## Start
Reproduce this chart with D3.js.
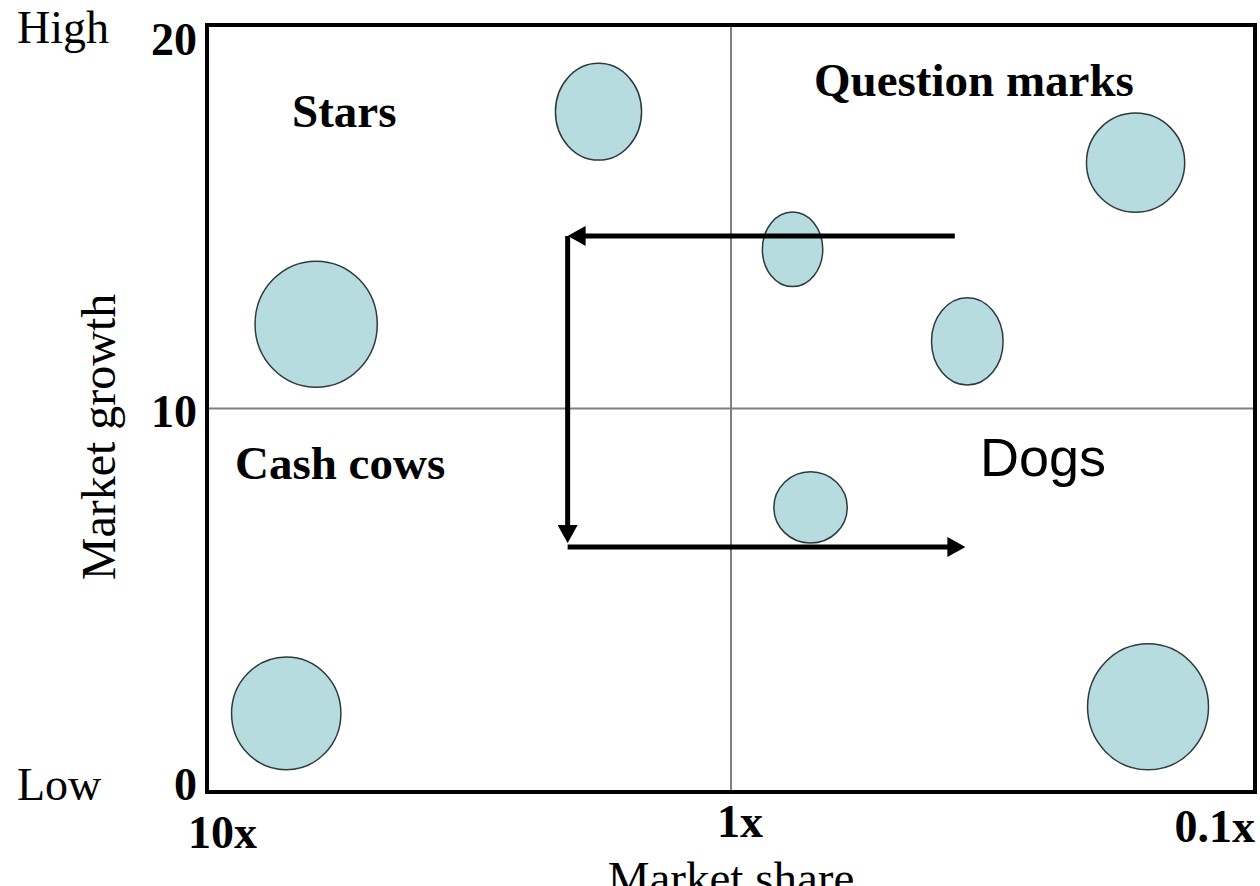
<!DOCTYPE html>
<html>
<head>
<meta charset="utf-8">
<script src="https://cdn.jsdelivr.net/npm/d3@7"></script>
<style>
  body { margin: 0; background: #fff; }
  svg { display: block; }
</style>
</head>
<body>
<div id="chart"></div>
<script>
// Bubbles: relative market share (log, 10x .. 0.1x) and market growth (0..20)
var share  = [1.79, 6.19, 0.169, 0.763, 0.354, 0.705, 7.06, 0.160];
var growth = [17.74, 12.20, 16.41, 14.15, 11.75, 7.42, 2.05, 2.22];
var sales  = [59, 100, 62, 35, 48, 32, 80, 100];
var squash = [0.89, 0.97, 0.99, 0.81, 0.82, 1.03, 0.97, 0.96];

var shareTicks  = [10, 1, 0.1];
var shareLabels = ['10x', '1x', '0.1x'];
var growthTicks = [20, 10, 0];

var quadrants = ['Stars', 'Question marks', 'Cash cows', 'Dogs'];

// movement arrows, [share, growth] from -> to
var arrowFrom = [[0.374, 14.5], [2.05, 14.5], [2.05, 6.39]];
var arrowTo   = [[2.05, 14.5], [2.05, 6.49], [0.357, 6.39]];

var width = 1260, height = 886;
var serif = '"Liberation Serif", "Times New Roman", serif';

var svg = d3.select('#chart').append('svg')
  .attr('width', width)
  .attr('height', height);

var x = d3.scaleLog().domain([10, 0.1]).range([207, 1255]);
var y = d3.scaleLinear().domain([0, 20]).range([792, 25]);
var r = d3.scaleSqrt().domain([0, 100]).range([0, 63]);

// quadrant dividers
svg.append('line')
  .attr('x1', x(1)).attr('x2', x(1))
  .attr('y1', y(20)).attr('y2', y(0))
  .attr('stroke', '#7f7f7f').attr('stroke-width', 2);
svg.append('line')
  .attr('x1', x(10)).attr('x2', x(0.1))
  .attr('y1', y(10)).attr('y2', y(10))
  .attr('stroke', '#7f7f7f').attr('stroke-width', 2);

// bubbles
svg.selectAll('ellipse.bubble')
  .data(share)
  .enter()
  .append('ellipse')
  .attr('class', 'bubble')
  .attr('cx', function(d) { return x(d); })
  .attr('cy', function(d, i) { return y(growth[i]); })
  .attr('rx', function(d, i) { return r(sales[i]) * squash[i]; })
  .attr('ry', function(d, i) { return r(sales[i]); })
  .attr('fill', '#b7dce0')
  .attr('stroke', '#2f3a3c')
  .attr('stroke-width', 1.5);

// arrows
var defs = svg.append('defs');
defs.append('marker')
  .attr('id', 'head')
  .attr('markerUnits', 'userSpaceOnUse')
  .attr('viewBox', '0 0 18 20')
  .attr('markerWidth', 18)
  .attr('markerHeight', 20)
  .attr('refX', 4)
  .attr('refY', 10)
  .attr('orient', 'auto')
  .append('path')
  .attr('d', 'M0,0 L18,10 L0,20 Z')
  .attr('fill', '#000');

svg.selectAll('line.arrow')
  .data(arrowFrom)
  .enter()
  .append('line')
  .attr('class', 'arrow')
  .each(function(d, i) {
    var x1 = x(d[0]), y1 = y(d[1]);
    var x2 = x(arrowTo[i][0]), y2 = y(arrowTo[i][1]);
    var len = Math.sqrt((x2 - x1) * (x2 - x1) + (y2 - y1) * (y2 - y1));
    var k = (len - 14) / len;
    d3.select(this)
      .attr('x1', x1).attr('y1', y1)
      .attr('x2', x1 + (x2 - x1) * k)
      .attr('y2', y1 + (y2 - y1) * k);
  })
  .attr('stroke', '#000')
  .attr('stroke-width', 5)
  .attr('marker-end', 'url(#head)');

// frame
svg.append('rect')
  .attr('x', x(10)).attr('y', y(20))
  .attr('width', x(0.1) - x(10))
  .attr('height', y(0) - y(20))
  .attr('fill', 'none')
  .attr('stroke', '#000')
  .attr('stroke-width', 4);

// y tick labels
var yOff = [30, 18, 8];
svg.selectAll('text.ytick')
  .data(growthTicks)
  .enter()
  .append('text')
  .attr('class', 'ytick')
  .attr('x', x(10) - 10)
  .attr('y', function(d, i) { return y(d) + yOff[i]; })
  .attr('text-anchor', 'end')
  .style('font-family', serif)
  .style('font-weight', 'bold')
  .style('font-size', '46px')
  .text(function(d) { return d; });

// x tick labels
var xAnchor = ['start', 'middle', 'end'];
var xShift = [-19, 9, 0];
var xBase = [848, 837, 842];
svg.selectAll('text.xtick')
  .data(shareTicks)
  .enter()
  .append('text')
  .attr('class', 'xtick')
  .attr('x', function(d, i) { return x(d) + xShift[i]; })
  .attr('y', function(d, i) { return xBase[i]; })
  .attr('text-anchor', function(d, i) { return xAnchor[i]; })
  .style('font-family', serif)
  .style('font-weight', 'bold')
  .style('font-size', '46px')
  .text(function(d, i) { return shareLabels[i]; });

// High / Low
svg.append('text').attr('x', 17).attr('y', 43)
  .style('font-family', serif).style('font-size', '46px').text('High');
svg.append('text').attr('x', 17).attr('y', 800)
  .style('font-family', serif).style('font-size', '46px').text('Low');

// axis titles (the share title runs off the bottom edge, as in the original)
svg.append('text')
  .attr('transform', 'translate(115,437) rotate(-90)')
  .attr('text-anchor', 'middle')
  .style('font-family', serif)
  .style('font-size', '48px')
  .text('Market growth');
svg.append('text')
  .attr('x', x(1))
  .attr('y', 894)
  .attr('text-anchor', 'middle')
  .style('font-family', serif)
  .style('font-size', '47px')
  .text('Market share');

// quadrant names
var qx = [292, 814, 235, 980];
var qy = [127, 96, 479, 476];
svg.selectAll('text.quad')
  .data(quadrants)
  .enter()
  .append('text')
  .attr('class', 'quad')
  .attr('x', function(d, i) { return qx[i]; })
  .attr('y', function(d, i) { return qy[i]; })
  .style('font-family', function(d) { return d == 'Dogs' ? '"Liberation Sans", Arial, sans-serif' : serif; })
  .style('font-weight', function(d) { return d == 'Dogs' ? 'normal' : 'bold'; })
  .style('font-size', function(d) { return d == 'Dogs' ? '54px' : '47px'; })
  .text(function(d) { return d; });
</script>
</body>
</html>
## End
STATED GOAL. Your task is an exact transcription of all the data, minus the pictures.

TASK RESULT.
Reproduce this chart with D3.js.
<!DOCTYPE html>
<html>
<head>
<meta charset="utf-8">
<script src="https://cdn.jsdelivr.net/npm/d3@7"></script>
<style>
  body { margin: 0; background: #fff; }
  svg { display: block; }
</style>
</head>
<body>
<div id="chart"></div>
<script>
// Bubbles: relative market share (log, 10x .. 0.1x) and market growth (0..20)
var share  = [1.79, 6.19, 0.169, 0.763, 0.354, 0.705, 7.06, 0.160];
var growth = [17.74, 12.20, 16.41, 14.15, 11.75, 7.42, 2.05, 2.22];
var sales  = [59, 100, 62, 35, 48, 32, 80, 100];
var squash = [0.89, 0.97, 0.99, 0.81, 0.82, 1.03, 0.97, 0.96];

var shareTicks  = [10, 1, 0.1];
var shareLabels = ['10x', '1x', '0.1x'];
var growthTicks = [20, 10, 0];

var quadrants = ['Stars', 'Question marks', 'Cash cows', 'Dogs'];

// movement arrows, [share, growth] from -> to
var arrowFrom = [[0.374, 14.5], [2.05, 14.5], [2.05, 6.39]];
var arrowTo   = [[2.05, 14.5], [2.05, 6.49], [0.357, 6.39]];

var width = 1260, height = 886;
var serif = '"Liberation Serif", "Times New Roman", serif';

var svg = d3.select('#chart').append('svg')
  .attr('width', width)
  .attr('height', height);

var x = d3.scaleLog().domain([10, 0.1]).range([207, 1255]);
var y = d3.scaleLinear().domain([0, 20]).range([792, 25]);
var r = d3.scaleSqrt().domain([0, 100]).range([0, 63]);

// quadrant dividers
svg.append('line')
  .attr('x1', x(1)).attr('x2', x(1))
  .attr('y1', y(20)).attr('y2', y(0))
  .attr('stroke', '#7f7f7f').attr('stroke-width', 2);
svg.append('line')
  .attr('x1', x(10)).attr('x2', x(0.1))
  .attr('y1', y(10)).attr('y2', y(10))
  .attr('stroke', '#7f7f7f').attr('stroke-width', 2);

// bubbles
svg.selectAll('ellipse.bubble')
  .data(share)
  .enter()
  .append('ellipse')
  .attr('class', 'bubble')
  .attr('cx', function(d) { return x(d); })
  .attr('cy', function(d, i) { return y(growth[i]); })
  .attr('rx', function(d, i) { return r(sales[i]) * squash[i]; })
  .attr('ry', function(d, i) { return r(sales[i]); })
  .attr('fill', '#b7dce0')
  .attr('stroke', '#2f3a3c')
  .attr('stroke-width', 1.5);

// arrows
var defs = svg.append('defs');
defs.append('marker')
  .attr('id', 'head')
  .attr('markerUnits', 'userSpaceOnUse')
  .attr('viewBox', '0 0 18 20')
  .attr('markerWidth', 18)
  .attr('markerHeight', 20)
  .attr('refX', 4)
  .attr('refY', 10)
  .attr('orient', 'auto')
  .append('path')
  .attr('d', 'M0,0 L18,10 L0,20 Z')
  .attr('fill', '#000');

svg.selectAll('line.arrow')
  .data(arrowFrom)
  .enter()
  .append('line')
  .attr('class', 'arrow')
  .each(function(d, i) {
    var x1 = x(d[0]), y1 = y(d[1]);
    var x2 = x(arrowTo[i][0]), y2 = y(arrowTo[i][1]);
    var len = Math.sqrt((x2 - x1) * (x2 - x1) + (y2 - y1) * (y2 - y1));
    var k = (len - 14) / len;
    d3.select(this)
      .attr('x1', x1).attr('y1', y1)
      .attr('x2', x1 + (x2 - x1) * k)
      .attr('y2', y1 + (y2 - y1) * k);
  })
  .attr('stroke', '#000')
  .attr('stroke-width', 5)
  .attr('marker-end', 'url(#head)');

// frame
svg.append('rect')
  .attr('x', x(10)).attr('y', y(20))
  .attr('width', x(0.1) - x(10))
  .attr('height', y(0) - y(20))
  .attr('fill', 'none')
  .attr('stroke', '#000')
  .attr('stroke-width', 4);

// y tick labels
var yOff = [30, 18, 8];
svg.selectAll('text.ytick')
  .data(growthTicks)
  .enter()
  .append('text')
  .attr('class', 'ytick')
  .attr('x', x(10) - 10)
  .attr('y', function(d, i) { return y(d) + yOff[i]; })
  .attr('text-anchor', 'end')
  .style('font-family', serif)
  .style('font-weight', 'bold')
  .style('font-size', '46px')
  .text(function(d) { return d; });

// x tick labels
var xAnchor = ['start', 'middle', 'end'];
var xShift = [-19, 9, 0];
var xBase = [848, 837, 842];
svg.selectAll('text.xtick')
  .data(shareTicks)
  .enter()
  .append('text')
  .attr('class', 'xtick')
  .attr('x', function(d, i) { return x(d) + xShift[i]; })
  .attr('y', function(d, i) { return xBase[i]; })
  .attr('text-anchor', function(d, i) { return xAnchor[i]; })
  .style('font-family', serif)
  .style('font-weight', 'bold')
  .style('font-size', '46px')
  .text(function(d, i) { return shareLabels[i]; });

// High / Low
svg.append('text').attr('x', 17).attr('y', 43)
  .style('font-family', serif).style('font-size', '46px').text('High');
svg.append('text').attr('x', 17).attr('y', 800)
  .style('font-family', serif).style('font-size', '46px').text('Low');

// axis titles (the share title runs off the bottom edge, as in the original)
svg.append('text')
  .attr('transform', 'translate(115,437) rotate(-90)')
  .attr('text-anchor', 'middle')
  .style('font-family', serif)
  .style('font-size', '48px')
  .text('Market growth');
svg.append('text')
  .attr('x', x(1))
  .attr('y', 894)
  .attr('text-anchor', 'middle')
  .style('font-family', serif)
  .style('font-size', '47px')
  .text('Market share');

// quadrant names
var qx = [292, 814, 235, 980];
var qy = [127, 96, 479, 476];
svg.selectAll('text.quad')
  .data(quadrants)
  .enter()
  .append('text')
  .attr('class', 'quad')
  .attr('x', function(d, i) { return qx[i]; })
  .attr('y', function(d, i) { return qy[i]; })
  .style('font-family', function(d) { return d == 'Dogs' ? '"Liberation Sans", Arial, sans-serif' : serif; })
  .style('font-weight', function(d) { return d == 'Dogs' ? 'normal' : 'bold'; })
  .style('font-size', function(d) { return d == 'Dogs' ? '54px' : '47px'; })
  .text(function(d) { return d; });
</script>
</body>
</html>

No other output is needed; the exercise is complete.